For cloud storage, I use FOREVER. But as I’ve blogged before, FOREVER is so much more than just cloud storage. When I think of what most people believe is cloud storage, I think of Google Photo and iCloud. Those are fine, but I think of those as temporary sites because I’m not paying for them, so what’s in it for those sites? Are they really doing it out of the goodness of their heart?

When you read the Google terms and conditions, they read like this. The important bits I’ve bolded.

When you upload, submit, store, send or receive content to or through our Services, you give Google (and those we work with) a worldwide license to use, host, store, reproduce, modify, create derivative works (such as those resulting from translations, adaptations or other changes we make so that your content works better with our Services), communicate, publish, publicly perform, publicly display and distribute such content. The rights you grant in this license are for the limited purpose of operating, promoting, and improving our Services, and to develop new ones. This license continues even if you stop using our Services (for example, for a business listing you have added to Google Maps). Some Services may offer you ways to access and remove content that has been provided to that Service. Also, in some of our Services, there are terms or settings that narrow the scope of our use of the content submitted in those Services. Make sure you have the necessary rights to grant us this license for any content that you submit to our Services.
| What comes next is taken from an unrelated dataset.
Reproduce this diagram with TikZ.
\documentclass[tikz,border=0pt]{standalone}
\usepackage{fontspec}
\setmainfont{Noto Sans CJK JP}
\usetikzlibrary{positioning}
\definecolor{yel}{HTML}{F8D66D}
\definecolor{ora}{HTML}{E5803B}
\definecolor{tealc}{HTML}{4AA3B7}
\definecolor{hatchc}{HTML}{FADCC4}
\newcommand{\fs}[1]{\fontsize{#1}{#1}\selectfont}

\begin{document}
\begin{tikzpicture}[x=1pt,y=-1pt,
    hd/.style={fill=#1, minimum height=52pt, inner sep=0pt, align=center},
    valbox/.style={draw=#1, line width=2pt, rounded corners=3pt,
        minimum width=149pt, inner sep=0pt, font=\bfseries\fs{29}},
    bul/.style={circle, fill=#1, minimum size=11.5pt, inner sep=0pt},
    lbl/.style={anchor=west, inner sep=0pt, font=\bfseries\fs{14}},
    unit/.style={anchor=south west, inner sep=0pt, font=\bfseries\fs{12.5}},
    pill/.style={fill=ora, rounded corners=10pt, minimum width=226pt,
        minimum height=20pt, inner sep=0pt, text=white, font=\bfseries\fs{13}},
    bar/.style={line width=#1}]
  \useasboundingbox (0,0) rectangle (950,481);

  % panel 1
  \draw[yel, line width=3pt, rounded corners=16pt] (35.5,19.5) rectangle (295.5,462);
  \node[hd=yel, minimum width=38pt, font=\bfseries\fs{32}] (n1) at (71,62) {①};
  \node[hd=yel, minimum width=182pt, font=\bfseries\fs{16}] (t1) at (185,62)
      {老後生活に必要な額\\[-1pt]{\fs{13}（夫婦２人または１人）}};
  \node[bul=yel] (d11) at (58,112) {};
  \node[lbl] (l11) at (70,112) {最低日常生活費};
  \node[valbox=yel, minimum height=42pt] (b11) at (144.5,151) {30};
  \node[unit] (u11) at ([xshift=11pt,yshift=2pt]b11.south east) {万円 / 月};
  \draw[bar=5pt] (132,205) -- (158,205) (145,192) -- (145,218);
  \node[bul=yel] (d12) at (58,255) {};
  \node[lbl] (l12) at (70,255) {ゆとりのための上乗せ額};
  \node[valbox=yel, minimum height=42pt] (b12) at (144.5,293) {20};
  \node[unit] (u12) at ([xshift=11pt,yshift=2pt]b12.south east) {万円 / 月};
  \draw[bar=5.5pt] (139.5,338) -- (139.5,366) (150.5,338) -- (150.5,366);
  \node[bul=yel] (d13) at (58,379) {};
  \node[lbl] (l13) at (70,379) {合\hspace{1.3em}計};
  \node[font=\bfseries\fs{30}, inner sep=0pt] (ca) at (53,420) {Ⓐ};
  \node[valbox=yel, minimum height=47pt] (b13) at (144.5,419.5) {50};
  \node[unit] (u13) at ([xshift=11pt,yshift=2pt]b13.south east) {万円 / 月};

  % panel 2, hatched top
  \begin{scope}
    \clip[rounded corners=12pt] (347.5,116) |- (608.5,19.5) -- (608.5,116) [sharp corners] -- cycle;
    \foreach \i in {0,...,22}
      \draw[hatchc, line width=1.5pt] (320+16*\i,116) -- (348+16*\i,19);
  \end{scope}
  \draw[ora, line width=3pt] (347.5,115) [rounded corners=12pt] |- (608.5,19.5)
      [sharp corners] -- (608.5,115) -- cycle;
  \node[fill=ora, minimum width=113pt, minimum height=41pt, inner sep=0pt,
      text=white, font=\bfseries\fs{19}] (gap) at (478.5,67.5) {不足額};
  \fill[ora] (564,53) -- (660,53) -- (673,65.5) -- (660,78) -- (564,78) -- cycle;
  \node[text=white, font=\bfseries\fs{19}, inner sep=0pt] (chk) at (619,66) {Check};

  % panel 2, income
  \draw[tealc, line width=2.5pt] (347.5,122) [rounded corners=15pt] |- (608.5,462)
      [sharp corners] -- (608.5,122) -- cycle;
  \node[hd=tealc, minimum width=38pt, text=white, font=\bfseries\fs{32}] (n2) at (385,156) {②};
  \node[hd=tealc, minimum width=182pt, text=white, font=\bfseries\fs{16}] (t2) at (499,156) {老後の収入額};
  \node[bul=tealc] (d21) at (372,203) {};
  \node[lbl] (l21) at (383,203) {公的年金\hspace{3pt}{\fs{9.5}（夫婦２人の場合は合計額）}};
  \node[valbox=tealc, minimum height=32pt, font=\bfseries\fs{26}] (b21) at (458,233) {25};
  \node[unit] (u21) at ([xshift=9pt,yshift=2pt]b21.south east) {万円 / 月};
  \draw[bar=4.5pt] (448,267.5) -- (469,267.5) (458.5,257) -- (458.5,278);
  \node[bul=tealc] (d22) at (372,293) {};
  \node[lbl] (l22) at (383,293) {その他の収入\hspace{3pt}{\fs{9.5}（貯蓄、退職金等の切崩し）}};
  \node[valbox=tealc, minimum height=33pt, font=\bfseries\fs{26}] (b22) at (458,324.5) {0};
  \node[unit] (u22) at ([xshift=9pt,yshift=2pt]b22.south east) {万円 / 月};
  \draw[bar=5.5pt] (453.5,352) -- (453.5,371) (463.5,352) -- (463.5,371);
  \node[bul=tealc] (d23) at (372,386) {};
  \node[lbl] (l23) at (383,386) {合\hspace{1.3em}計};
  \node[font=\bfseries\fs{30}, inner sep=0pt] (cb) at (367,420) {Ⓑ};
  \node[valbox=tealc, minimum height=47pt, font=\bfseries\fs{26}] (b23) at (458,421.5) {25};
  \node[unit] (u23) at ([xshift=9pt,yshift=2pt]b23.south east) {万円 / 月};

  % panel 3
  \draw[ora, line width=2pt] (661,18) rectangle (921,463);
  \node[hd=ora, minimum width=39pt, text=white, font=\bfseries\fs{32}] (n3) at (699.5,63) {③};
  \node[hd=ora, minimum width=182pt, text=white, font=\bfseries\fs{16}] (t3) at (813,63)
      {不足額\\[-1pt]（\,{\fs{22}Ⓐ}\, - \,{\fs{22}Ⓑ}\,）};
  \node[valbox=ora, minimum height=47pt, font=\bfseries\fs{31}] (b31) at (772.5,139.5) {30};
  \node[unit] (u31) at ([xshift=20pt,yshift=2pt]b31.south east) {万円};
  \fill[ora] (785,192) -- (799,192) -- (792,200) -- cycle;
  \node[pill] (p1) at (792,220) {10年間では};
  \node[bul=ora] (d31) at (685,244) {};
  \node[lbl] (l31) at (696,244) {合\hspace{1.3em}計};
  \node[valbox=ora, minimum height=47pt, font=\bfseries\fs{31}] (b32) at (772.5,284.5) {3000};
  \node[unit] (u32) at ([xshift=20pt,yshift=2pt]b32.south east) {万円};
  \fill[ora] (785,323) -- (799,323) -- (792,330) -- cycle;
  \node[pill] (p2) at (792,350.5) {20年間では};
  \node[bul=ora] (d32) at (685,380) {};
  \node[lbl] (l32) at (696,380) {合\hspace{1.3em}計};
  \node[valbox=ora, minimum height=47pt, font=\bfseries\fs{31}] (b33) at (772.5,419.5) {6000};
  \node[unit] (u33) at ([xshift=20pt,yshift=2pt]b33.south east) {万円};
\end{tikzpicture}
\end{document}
Like the terms and conditions at the various genealogy sites, you want to read those terms to make sure they fit your goals. Even if they are boring and could put you to sleep.
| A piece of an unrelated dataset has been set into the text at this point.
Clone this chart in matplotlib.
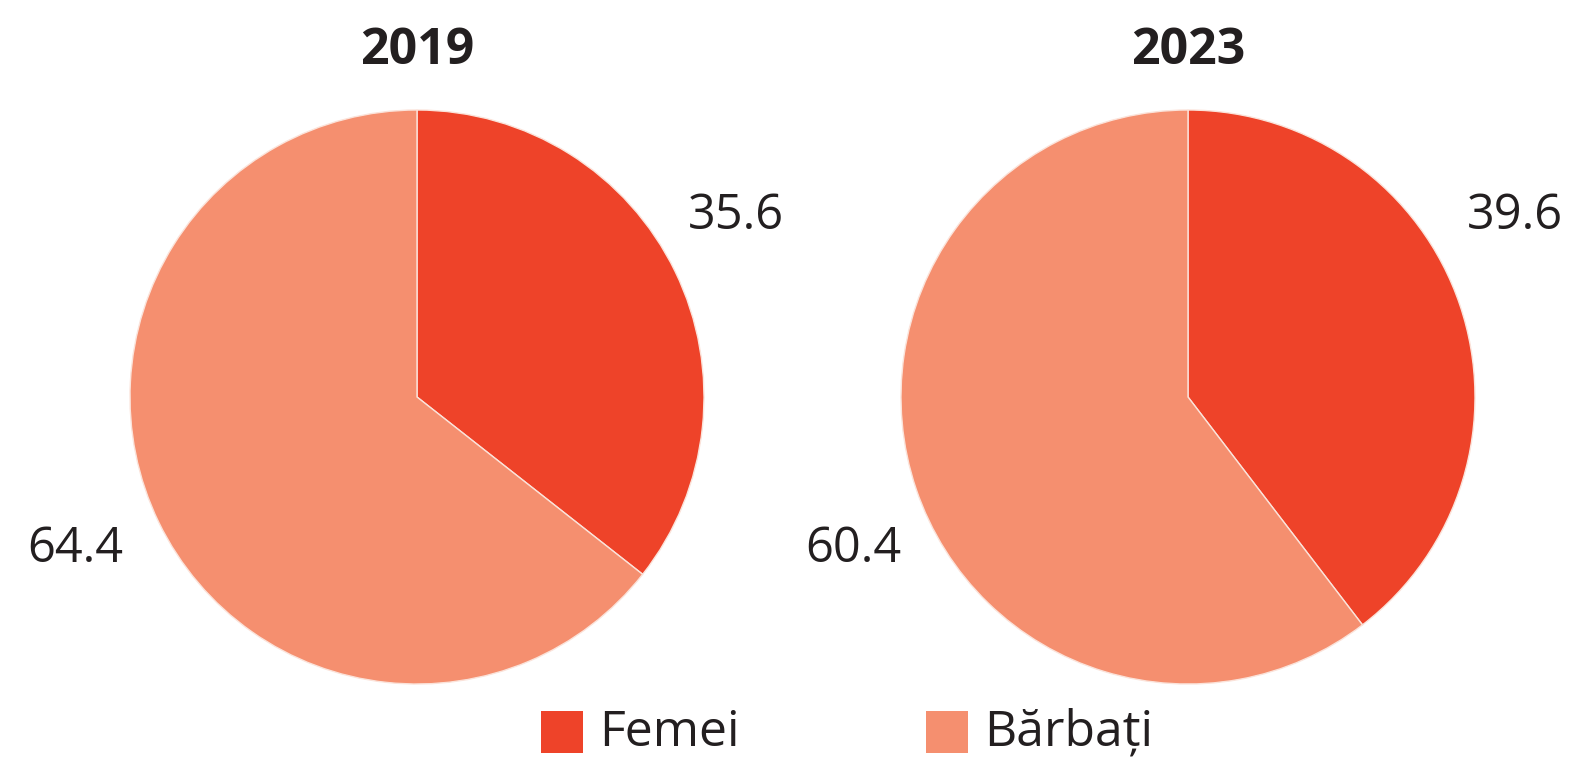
import matplotlib
matplotlib.use("Agg")
import matplotlib.pyplot as plt
from matplotlib.patches import Rectangle

# Data
years = ["2019", "2023"]
categories = ["Femei", "Bărbați"]
femei = [35.6, 39.6]
barbati = [64.4, 60.4]
colors = ["#EE4329", "#F58F6F"]

plt.rcParams["font.family"] = ["Open Sans", "DejaVu Sans"]
TEXT = "#231F20"

W, H = 1569, 758
fig = plt.figure(figsize=(W / 100, H / 100), dpi=100)

# pie centres and radius in pixels
centres = [(417, 397), (1188, 397)]
R = 287
label_pos = [((1.11, 0.63), (-1.19, -0.53)), ((1.14, 0.63), (-1.165, -0.53))]

for i, year in enumerate(years):
    cx, cy = centres[i]
    cy_f = H - cy
    ax = fig.add_axes([(cx - R) / W, (cy_f - R) / H, 2 * R / W, 2 * R / H])
    vals = [femei[i], barbati[i]]
    ax.pie(vals, colors=colors, startangle=90, counterclock=False, radius=1,
           wedgeprops=dict(edgecolor="#FBE3DA", linewidth=1.0))
    ax.set_xlim(-1, 1)
    ax.set_ylim(-1, 1)
    ax.set_aspect("equal")
    ax.axis("off")
    (fx, fy), (bx, by) = label_pos[i]
    ax.text(fx, fy, f"{vals[0]:.1f}", ha="center", va="center",
            fontsize=35, color=TEXT, clip_on=False)
    ax.text(bx, by, f"{vals[1]:.1f}", ha="center", va="center",
            fontsize=35, color=TEXT, clip_on=False)
    fig.text(cx / W, 1 - 51 / H, year, ha="center", va="center",
             fontsize=36, fontweight="bold", color=TEXT)

# legend
leg_x = [541, 926]
for x, lab, col in zip(leg_x, categories, colors):
    fig.add_artist(Rectangle((x / W, 1 - 753 / H), 42 / W, 42 / H,
                             transform=fig.transFigure, facecolor=col,
                             edgecolor="none"))
    fig.text((x + 58) / W, 1 - 733 / H, lab, ha="left", va="center",
             fontsize=36, color=TEXT)

fig.savefig("out.png", dpi=100)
Cute kitten sleeping after reading terms and conditions

Something else you need to make sure of when choosing cloud storage is if something happens to you, would your family be able to access your photos and documents? I know that you can now name a beneficiary at iCloud, which is also available at FOREVER.

So getting back to the cup of USB sticks and getting my poop in a group. Checking the USB sticks and ensuring that I have the info captured precisely where I want to store them helps me feel more in control. You see, it’s not just my plan to have all my photos stored at FOREVER but to also have my genealogy stored there as well. I wrote about this in a blog this past January, and I’m tracking the entire process and will be sharing it with you. You can find Part One here. Stay tuned as Part Two is coming shortly.


  • Nancy Frey says:

    I agree with most of what you say, however, after having two external digital hard drives (Seagate) fail, I was alerted to the difference between a digital hard drive and a solid state digital hard drive. The latter may be more expensive but are worth it. They do not have the failure rate that a normal digital hard drive has. I didn’t see that stresed in your article.
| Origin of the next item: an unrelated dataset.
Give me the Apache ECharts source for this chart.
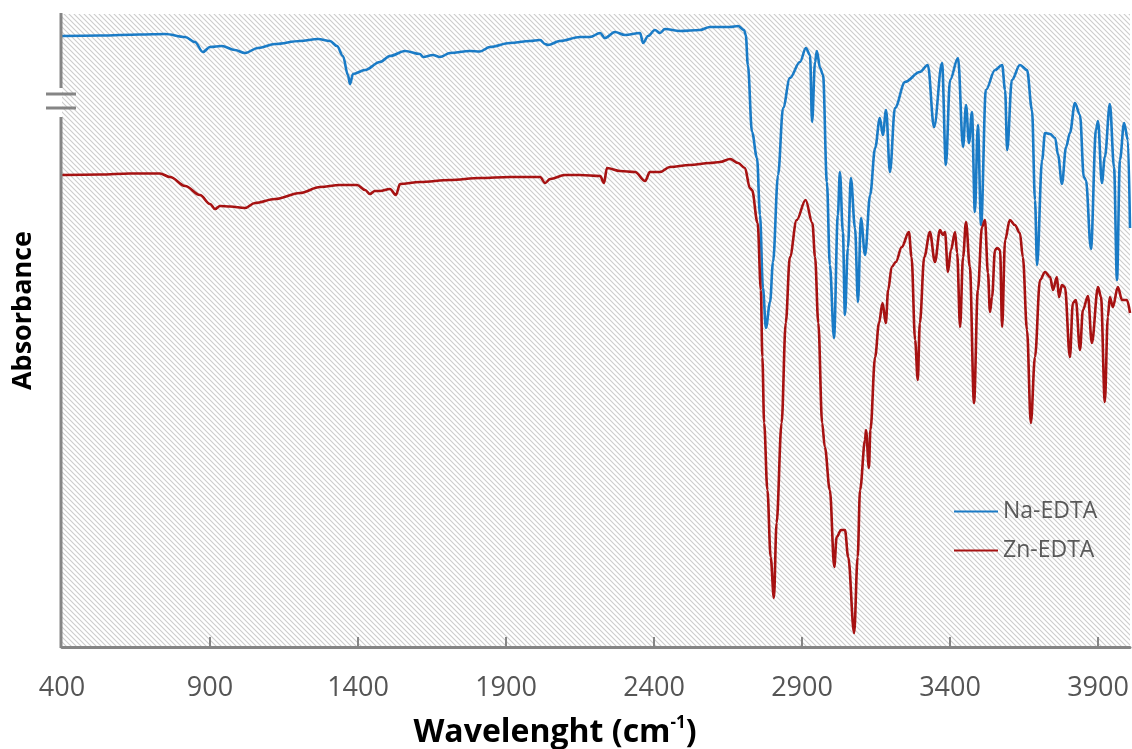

    • Nancy, you make a good point. Solid-state is a better hard drive as it has no moving parts, like a traditional spin drive. But even solid-state drives are not all created equal. There is the basic solid-state drive within that technology, which is not truly designed to be constant read-write technology. Within the SSD family, there is a server-class version that is considerably more money and is designed to perform the task of continuous read-writing. So one has to determine ahead of time what type of storage media you are looking for. An external spin drive could last as long as an SSD if you only plugged it in when you needed to use it, as its failure rate is based on the number of hours it’s spinning.

  • Diana evans says:

    Your article really gave me something to think about. All the hours I have spent “saving” information, pictures etc and it is only for 5 years! And if no one else in family is interested, at this time, why do it? Keep the pictures as they are now, everything has lasted so why change?

    • Diana, True, they are good for only 5 years, but you can transfer quite easily from one device to another. As for family not being interested, I understand because there isn’t a lot of interest in the photos and the genealogy from my younger generation. But that doesn’t make me give up hope. With my FOREVER account, everything I set up is preserved for my lifetime plus 100 years (see the Guarantee). I have made my two sons beneficiaries for my account. So they will have access. I can also go into the settings and decide when my account is open to the public. So I can set my account to be open when I die, 5 years later, 10, 25, 100 years later. Have a look at this legacy account that has a public setting. I also like FOREVER’s promise, We enable you to decide how your memories will be shared with future generations and who has access to view, curate, and manage the content in your account. We will never shut down your account or delete your content unless that is what you have asked us to do.

      My sons are mildly interested, but that may change as they grow older. I see that a lot in other families. But even if that doesn’t happen, I’m putting things in place for future family and genealogists, so my hard work isn’t lost.